Tyler Yacht Club: More Than Just a Hobby


Tyler Yacht Club: More Than Just a Hobby

Written and Photographed By Lynn Dark

There is no denying the beauty of East Texas. One of the favorite pastimes of many East Texans is spending time on on

e of the many gorgeous lakes in the area. No one appreciates this more than the members of the Tyler Yacht Club (TYC).

I met with TJ Mathis, this year’s TYC Commodore, at their impressive facility on Lake Tyler to learn more about the organization. Instead of heading inside the clubhouse for the interview, Mathis suggested that we sit outside on the deck to enjoy the lake while we visited.

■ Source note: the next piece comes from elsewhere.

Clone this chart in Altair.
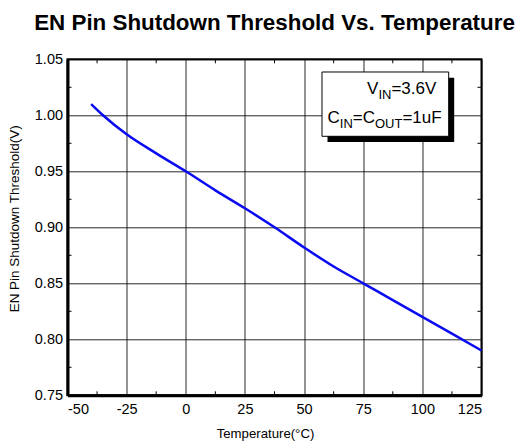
import altair as alt
import pandas as pd

# ---- data ----
temps = [-40, -35, -25, -12.5, 0, 12.5, 25, 37.5, 50, 62.5, 75, 87.5, 100, 112.5, 125]
thresholds = [1.010, 1.000, 0.983, 0.966, 0.950, 0.933, 0.917, 0.900, 0.882,
              0.865, 0.850, 0.835, 0.820, 0.805, 0.790]

x_major = [-50, -25, 0, 25, 50, 75, 100, 125]
x_minor = [-37.5, -12.5, 12.5, 37.5, 62.5, 87.5, 112.5]
y_major = [0.75, 0.80, 0.85, 0.90, 0.95, 1.00, 1.05]
y_minor = [0.775, 0.825, 0.875, 0.925, 0.975, 1.025]

FONT = "Liberation Sans"
W, H = 414, 336

df = pd.DataFrame({"temp": temps, "vth": thresholds})
xminor_df = pd.DataFrame({"t": x_minor})
yminor_df = pd.DataFrame({"v": y_minor})

xscale = alt.Scale(domain=[-50, 125], nice=False, zero=False)
yscale = alt.Scale(domain=[0.75, 1.05], nice=False, zero=False)

line = alt.Chart(df).mark_line(color="#0b0bf2", strokeWidth=2.5, interpolate="monotone").encode(
    x=alt.X("temp:Q", scale=xscale,
            axis=alt.Axis(values=x_major, labelExpr="'' + datum.value", title="Temperature(°C)",
                          grid=True, ticks=False, domain=True, domainColor="black", domainWidth=3,
                          labelFontSize=14.5, labelPadding=7, labelColor="black", labelFont=FONT,
                          titleFont=FONT, titleFontSize=13.2, titleFontWeight="normal", titleColor="black",
                          titlePadding=12, titleX=197.5,
                          gridColor="black", gridOpacity=0.85, gridWidth=1)),
    y=alt.Y("vth:Q", scale=yscale,
            axis=alt.Axis(values=y_major, format=".2f", title="EN Pin Shutdown Threshold(V)",
                          grid=True, ticks=False, domain=True, domainColor="black", domainWidth=3,
                          labelFontSize=14.5, labelPadding=5, labelColor="black", labelFont=FONT,
                          titleFont=FONT, titleFontSize=13.5, titleFontWeight="normal", titleColor="black",
                          titlePadding=13, titleY=159,
                          gridColor="black", gridOpacity=0.85, gridWidth=1)),
)

TL = 4
bot_ticks = alt.Chart(xminor_df).mark_rule(color="black", strokeWidth=1).encode(
    x=alt.X("t:Q", scale=xscale), y=alt.value(H), y2=alt.value(H - TL))
top_ticks = alt.Chart(xminor_df).mark_rule(color="black", strokeWidth=1).encode(
    x=alt.X("t:Q", scale=xscale), y=alt.value(0), y2=alt.value(TL))
left_ticks = alt.Chart(yminor_df).mark_rule(color="black", strokeWidth=1).encode(
    y=alt.Y("v:Q", scale=yscale), x=alt.value(0), x2=alt.value(TL))
right_ticks = alt.Chart(yminor_df).mark_rule(color="black", strokeWidth=1).encode(
    y=alt.Y("v:Q", scale=yscale), x=alt.value(W), x2=alt.value(W - TL))

one = alt.Data(values=[{"k": 1}])

# annotation box (pixel positions inside the plot area)
bx0, bx1, by0, by1 = 254.5, 381.2, 12.7, 77.0
shadow = alt.Chart(one).mark_rect(color="black").encode(
    x=alt.value(bx0 + 5.5), x2=alt.value(bx1 + 5.5), y=alt.value(by0 + 5.7), y2=alt.value(by1 + 5.7))
box = alt.Chart(one).mark_rect(fill="white", stroke="black", strokeWidth=1).encode(
    x=alt.value(bx0), x2=alt.value(bx1), y=alt.value(by0), y2=alt.value(by1))


def txt(s, x, y, size):
    return alt.Chart(one).mark_text(align="left", baseline="alphabetic", font=FONT,
                                    fontSize=size, color="black").encode(
        x=alt.value(x), y=alt.value(y), text=alt.value(s))


MAIN, SUB = 17, 13
labels = [
    txt("V", 299.6, 34.7, MAIN), txt("IN", 310.9, 39.7, SUB), txt("=3.6V", 323.9, 34.7, MAIN),
    txt("C", 260.0, 63.7, MAIN), txt("IN", 272.3, 68.7, SUB), txt("=C", 285.3, 63.7, MAIN),
    txt("OUT", 307.5, 68.7, SUB), txt("=1uF", 334.9, 63.7, MAIN),
]

chart = alt.layer(line, bot_ticks, top_ticks, left_ticks, right_ticks, shadow, box, *labels).properties(
    width=W, height=H,
    title=alt.TitleParams("EN Pin Shutdown Threshold Vs. Temperature", font=FONT, fontSize=22.4,
                          fontWeight="bold", color="black", anchor="middle", frame="group", offset=17),
    padding={"left": 59.5, "top": 51.3, "right": 40.5, "bottom": 48},
    autosize=alt.AutoSizeParams(type="none"),
).configure_view(stroke="black", strokeWidth=2)

chart.save("out.html", embed_options={"renderer": "svg", "actions": False})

This is one of his favorite things to do, and I can certainly understand why. The view is fantastic and the sounds from the lake are peaceful and relaxing.

Founded in 1954, the TYC is located on Lake Tyler approximately 5 miles east of Whitehouse, Texas. Specific directions from Tyler can be found on the website.

The TYC is home to a fleet of Catalina 22 sailboats, as well as 5 Sunfish and several offshore (larger) sailboats. The largest boat at the club is around 28 feet.

The Sunfish boats are owned by the club and are available for use by club members. It is not necessary to own a boat to join the club. Some members have boats, and some don’t.

The TYC boats can be sailed by one to three people, depending on size of the boat, and whether the boat is being used for cruising or racing. The club does both social sailing and speed sailing.

The TYC has weekly races for its spring, summer, fall, and winter series. There is a club winner for each series, and the prize is bragging rights for the season. Racing is conducted on a handicap system to make for some exciting finishes. You don’t have to be a member to participate in the weekly races, but you do have to be a member to be a part of the point scoring series.

Races are designed to last about an hour and the course is determined by wind conditions. The public is encouraged to come out and watch, either from the water or the shore. The stipulations for weekly races are that the temperature must be above 40 degrees, the wind must be over 6 and less than 20 miles per hour. If a wind advisory is issued, the race is cancelled.

The club hosts two regattas each year. (Mathis explained to me that a regatta is a pretty big race.) The Rush Hour Regatta will be Saturday, May 3rd, and the Rose Regatta usually coincides with the Rose Festival. These are all day events which start at 9am and last until about 5pm.

Roughly 22 boats participated in the last competition. Racers from the Shreveport and Longview Yacht Clubs often participate if the level of the lake is up. Anyone interested in coming out to watch should contact the TYC to get information about the best places to do that.

People in the area who would like to learn to sail through the TYC are encouraged to send them an e-mail expressing their interest. The next step is joining a crew to literally learn the ropes. Many members are happy to have people on their boats and love to teach. Mathis himself got into sailing this way.

The TYC is constantly doing projects to improve the facility including maintaining the docks, building up the seawall, painting the clubhouse, staining the deck, etc. The club also allows the Boy Scouts to come out and help with projects, as well as sail.

The club membership is a family membership and there are quite a few women who participate in sailing as well as social events. This year’s Vice Commodore is Cyndi Bolding.

The TYC hosts many social events for its members. This year’s calendar of events included a Christmas wine and cheese party, a Mardi Gras party, a St. Patrick’s Day party, and a crawfish boil. Upcoming is a Cinco de Mayo party, a summer luau, and an Oktoberfest party. The club pays for the food, and members bring desserts, appetizers, and their own drinks. Some events are more adult oriented, but most are intended to be social and family friendly.

In addition to sailing, members use the facility to kayak, play volleyball, swim, play, and enjoy the clubhouse, which is impressive. It has a full kitchen, a microwave, a fireplace, a comfortable lounging area, books, and separate men’s and women’s restrooms. Outside is a large deck with three picnic tables and lots of chairs. Next to the building is a nice sized grill. One of the perks of membership in the TYC is the ability to reserve the clubhouse for private events.

Membership fees include a $40 per month charge, as well as slip/storage fees, which Mathis describes as, “stupid cheap,” compared to other facilities in the area. But like any other hobby, sailing has expenses.

The TYC currently has 70 members, and membership is capped at 75 members, according to club bylaws. The cap is based on available space.

To become a member, a person needs five references from other members. The way to get those references is to come out and sail, meet members, and participate in the club’s social events.